=== The exercise ===
In the records below, find the line with "Write a Python" and the line with "plt.rcParams['font.family'] = ['Liberation"; return exactly those lines and every line between them.

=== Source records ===
★ ★ ★

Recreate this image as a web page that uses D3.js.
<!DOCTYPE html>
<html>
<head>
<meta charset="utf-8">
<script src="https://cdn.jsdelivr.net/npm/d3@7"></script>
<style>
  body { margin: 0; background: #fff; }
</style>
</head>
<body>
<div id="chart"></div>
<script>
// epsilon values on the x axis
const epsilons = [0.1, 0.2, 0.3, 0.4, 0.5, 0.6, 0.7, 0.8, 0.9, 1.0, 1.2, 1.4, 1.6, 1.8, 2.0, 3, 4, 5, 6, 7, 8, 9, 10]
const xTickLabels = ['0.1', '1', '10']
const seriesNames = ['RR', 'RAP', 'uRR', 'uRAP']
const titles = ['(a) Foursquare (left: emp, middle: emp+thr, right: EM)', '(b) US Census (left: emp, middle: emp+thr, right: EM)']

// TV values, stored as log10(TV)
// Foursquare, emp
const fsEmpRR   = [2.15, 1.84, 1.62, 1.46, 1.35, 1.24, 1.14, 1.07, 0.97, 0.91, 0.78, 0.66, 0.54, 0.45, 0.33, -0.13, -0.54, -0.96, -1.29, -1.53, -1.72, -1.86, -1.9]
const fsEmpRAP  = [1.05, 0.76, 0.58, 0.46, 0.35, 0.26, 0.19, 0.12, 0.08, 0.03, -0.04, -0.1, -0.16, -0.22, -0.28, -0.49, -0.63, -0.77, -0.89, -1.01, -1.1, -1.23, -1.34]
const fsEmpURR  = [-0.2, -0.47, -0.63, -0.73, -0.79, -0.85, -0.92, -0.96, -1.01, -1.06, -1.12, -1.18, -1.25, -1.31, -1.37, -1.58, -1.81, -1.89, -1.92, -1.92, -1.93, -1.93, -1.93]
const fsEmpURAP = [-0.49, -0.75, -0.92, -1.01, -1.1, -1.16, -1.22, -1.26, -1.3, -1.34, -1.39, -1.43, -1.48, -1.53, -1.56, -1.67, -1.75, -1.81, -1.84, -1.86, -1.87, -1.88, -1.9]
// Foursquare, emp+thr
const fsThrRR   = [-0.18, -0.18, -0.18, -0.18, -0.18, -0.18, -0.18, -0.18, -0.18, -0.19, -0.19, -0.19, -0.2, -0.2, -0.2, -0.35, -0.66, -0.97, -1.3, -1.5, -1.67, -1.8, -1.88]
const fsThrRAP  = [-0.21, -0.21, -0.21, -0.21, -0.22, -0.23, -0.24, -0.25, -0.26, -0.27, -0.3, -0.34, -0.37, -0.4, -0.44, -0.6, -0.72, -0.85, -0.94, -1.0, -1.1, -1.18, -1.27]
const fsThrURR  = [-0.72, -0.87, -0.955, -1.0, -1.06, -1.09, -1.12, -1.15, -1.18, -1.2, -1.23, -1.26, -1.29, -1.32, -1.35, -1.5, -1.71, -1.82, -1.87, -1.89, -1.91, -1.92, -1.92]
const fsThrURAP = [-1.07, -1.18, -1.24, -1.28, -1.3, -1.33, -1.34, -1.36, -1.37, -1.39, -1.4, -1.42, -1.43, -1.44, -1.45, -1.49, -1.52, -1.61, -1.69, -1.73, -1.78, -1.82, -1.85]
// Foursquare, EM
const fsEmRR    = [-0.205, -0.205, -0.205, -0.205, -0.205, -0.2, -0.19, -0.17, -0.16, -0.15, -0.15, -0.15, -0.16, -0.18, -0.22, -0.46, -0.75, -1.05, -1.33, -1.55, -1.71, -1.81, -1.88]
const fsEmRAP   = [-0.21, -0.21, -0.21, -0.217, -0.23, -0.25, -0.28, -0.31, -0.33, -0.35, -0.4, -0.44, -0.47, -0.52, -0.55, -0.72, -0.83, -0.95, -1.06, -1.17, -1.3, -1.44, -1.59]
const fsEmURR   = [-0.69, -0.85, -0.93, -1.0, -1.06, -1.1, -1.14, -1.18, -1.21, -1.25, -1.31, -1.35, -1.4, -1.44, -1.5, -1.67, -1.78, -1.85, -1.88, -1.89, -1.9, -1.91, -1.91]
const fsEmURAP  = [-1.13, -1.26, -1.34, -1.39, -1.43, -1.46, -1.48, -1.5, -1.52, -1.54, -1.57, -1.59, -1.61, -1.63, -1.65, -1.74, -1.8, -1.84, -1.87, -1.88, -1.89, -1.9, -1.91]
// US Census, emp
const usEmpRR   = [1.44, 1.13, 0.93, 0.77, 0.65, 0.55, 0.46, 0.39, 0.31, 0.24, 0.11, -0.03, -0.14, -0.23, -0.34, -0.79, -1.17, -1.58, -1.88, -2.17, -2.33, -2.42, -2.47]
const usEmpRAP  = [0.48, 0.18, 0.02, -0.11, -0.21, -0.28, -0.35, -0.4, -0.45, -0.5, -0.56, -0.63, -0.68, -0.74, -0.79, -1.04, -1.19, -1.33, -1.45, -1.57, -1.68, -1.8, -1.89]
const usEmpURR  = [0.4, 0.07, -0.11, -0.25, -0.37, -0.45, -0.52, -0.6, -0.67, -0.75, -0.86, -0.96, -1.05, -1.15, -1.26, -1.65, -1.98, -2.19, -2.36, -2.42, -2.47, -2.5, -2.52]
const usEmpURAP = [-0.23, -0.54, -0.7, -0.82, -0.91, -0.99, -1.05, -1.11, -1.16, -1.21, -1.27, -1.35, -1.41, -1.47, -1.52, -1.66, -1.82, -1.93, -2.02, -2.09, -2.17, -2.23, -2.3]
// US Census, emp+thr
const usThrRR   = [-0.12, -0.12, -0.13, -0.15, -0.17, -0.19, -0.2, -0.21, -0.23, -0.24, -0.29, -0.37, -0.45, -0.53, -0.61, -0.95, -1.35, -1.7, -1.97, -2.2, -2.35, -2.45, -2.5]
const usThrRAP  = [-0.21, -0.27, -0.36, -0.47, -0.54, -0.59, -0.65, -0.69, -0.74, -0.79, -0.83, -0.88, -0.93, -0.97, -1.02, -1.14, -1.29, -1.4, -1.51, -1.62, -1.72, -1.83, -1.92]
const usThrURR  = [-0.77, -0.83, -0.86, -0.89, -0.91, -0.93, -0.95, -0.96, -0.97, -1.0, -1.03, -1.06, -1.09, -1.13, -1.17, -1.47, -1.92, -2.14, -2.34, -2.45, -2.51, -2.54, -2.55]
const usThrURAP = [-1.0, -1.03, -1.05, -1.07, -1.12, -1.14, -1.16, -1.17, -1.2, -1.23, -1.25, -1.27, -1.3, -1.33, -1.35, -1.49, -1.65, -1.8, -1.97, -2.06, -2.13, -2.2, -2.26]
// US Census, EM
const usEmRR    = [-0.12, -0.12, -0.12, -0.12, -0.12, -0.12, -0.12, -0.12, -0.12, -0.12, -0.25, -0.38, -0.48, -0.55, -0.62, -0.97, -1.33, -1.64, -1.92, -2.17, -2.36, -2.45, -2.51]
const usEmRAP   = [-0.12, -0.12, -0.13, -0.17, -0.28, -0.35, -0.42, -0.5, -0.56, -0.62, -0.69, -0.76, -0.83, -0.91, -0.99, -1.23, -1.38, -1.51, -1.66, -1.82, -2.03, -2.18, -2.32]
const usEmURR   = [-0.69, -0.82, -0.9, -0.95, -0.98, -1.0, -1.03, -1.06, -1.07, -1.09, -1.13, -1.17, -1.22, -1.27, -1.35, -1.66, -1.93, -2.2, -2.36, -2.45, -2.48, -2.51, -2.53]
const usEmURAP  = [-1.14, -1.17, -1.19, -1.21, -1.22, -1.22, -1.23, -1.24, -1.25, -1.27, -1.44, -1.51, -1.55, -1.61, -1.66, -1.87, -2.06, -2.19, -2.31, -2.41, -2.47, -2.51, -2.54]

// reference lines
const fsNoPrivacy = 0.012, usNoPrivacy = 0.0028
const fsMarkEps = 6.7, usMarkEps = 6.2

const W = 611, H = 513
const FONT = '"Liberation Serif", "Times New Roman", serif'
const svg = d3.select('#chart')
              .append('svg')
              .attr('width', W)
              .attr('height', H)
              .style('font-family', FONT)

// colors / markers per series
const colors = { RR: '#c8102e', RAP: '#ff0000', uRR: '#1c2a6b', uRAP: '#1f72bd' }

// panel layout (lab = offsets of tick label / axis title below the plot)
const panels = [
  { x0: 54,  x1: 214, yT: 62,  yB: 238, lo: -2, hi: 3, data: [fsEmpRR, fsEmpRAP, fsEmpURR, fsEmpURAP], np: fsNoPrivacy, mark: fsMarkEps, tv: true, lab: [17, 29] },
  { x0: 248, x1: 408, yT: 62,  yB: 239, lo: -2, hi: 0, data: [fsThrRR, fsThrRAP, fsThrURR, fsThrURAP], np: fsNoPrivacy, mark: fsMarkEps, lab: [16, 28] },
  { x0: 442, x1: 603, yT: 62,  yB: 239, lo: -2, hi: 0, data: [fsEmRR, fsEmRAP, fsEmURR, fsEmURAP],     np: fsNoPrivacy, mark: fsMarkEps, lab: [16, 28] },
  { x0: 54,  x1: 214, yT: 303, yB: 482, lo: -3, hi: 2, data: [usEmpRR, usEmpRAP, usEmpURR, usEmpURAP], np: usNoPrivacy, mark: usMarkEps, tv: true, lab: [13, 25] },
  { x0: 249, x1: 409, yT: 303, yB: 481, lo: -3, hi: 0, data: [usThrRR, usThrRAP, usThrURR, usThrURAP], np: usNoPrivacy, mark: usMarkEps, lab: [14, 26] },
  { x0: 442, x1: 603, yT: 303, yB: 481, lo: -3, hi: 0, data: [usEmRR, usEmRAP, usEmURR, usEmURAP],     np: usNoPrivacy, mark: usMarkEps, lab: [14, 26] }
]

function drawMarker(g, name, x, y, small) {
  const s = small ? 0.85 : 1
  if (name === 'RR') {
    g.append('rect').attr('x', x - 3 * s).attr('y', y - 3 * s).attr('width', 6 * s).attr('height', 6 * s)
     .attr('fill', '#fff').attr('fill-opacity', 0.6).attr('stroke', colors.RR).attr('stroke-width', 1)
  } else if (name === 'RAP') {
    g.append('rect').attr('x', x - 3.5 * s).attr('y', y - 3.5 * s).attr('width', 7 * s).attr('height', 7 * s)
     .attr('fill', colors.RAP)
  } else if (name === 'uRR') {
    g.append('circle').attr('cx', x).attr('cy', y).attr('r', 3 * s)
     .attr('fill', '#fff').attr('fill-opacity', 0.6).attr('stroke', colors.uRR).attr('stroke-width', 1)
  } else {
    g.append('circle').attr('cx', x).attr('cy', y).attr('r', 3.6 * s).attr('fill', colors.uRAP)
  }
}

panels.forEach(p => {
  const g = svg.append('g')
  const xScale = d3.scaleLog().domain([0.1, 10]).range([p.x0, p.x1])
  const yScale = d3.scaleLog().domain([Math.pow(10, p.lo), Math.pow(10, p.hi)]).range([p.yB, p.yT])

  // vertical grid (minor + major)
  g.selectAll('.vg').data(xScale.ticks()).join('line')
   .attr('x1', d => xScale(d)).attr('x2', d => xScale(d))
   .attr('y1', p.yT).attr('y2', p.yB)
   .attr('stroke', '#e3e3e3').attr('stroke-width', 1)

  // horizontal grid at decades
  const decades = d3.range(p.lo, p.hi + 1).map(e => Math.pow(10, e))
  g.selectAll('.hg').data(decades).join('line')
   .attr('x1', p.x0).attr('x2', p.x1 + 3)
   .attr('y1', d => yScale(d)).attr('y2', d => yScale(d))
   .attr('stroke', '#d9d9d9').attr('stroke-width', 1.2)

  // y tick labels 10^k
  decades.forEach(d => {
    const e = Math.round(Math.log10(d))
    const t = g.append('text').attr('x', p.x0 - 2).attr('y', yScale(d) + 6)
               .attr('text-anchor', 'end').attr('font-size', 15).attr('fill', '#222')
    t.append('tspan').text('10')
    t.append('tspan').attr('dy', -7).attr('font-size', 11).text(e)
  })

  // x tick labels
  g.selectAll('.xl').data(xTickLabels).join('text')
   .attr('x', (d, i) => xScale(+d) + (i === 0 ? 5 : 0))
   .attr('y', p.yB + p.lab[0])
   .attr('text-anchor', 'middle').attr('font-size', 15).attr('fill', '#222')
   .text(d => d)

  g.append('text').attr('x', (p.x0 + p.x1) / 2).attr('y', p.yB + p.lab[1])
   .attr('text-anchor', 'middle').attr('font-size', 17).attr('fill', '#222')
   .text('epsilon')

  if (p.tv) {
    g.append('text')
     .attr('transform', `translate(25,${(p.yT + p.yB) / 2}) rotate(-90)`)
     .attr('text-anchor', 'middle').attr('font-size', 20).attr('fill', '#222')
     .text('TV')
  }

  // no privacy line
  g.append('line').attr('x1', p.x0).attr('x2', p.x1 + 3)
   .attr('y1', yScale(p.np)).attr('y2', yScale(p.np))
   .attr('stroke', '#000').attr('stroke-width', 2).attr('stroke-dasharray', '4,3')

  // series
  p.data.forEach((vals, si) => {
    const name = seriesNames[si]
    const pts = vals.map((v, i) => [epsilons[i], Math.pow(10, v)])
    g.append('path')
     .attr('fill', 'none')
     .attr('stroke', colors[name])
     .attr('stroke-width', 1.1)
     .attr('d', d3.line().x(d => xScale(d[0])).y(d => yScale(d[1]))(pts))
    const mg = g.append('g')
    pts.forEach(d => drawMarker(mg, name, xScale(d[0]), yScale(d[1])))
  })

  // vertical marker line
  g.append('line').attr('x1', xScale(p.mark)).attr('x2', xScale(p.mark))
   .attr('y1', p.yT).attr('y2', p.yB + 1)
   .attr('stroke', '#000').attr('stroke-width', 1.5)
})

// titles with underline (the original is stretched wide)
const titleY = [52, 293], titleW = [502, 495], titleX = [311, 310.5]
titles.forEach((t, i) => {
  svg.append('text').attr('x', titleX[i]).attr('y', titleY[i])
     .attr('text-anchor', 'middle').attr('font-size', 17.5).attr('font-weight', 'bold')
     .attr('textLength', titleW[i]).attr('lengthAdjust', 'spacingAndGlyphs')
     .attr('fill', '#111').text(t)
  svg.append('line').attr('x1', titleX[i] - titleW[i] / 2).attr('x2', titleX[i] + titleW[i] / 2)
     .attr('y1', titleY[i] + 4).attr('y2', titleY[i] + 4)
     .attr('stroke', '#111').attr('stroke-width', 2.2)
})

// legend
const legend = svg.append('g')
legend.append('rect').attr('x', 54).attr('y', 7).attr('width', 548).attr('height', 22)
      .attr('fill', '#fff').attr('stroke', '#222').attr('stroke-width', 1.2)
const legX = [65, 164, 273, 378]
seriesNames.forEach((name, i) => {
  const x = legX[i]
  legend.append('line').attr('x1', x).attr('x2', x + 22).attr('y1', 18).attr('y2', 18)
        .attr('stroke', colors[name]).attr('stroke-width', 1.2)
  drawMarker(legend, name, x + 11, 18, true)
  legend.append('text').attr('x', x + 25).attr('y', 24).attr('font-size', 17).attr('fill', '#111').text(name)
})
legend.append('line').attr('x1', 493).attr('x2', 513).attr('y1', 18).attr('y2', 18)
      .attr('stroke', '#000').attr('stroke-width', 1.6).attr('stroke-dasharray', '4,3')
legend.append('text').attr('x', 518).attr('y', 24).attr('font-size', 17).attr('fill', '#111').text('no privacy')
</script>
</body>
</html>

★ ★ ★

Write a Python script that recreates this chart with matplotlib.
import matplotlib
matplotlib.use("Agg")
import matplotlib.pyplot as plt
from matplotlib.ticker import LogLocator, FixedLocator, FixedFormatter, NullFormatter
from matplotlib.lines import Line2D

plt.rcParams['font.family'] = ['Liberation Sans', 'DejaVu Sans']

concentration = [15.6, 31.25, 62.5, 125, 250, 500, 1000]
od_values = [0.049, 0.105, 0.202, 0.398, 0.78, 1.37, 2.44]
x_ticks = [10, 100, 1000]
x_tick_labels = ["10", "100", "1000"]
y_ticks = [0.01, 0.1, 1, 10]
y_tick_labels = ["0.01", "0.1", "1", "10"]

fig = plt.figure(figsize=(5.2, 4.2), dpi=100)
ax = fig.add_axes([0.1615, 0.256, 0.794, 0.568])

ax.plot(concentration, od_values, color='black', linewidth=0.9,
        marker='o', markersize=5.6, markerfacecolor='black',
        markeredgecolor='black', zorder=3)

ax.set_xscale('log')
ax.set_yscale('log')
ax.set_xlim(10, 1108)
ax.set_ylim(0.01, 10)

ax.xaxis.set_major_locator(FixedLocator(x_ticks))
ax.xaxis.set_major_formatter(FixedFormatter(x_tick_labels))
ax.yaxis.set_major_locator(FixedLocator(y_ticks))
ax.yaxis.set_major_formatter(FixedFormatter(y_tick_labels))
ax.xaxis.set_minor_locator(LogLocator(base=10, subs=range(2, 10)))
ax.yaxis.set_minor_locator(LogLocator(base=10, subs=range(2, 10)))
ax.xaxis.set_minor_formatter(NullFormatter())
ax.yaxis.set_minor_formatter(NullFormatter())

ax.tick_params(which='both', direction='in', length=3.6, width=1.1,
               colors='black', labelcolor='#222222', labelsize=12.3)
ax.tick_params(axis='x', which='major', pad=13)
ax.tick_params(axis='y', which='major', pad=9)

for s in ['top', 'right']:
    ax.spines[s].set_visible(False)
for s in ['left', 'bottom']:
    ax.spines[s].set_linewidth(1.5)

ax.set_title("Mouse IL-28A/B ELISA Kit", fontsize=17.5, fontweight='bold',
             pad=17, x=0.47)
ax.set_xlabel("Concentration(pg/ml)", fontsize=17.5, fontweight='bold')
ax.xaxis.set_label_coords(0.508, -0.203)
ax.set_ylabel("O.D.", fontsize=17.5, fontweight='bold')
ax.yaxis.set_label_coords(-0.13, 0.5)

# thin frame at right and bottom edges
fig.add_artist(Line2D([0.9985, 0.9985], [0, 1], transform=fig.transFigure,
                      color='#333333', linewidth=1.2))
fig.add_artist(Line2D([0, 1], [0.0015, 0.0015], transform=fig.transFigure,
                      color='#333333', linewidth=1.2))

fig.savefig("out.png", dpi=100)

★ ★ ★

=== Exercise solution ===
Write a Python script that recreates this chart with matplotlib.
import matplotlib
matplotlib.use("Agg")
import matplotlib.pyplot as plt
from matplotlib.ticker import LogLocator, FixedLocator, FixedFormatter, NullFormatter
from matplotlib.lines import Line2D

plt.rcParams['font.family'] = ['Liberation Sans', 'DejaVu Sans']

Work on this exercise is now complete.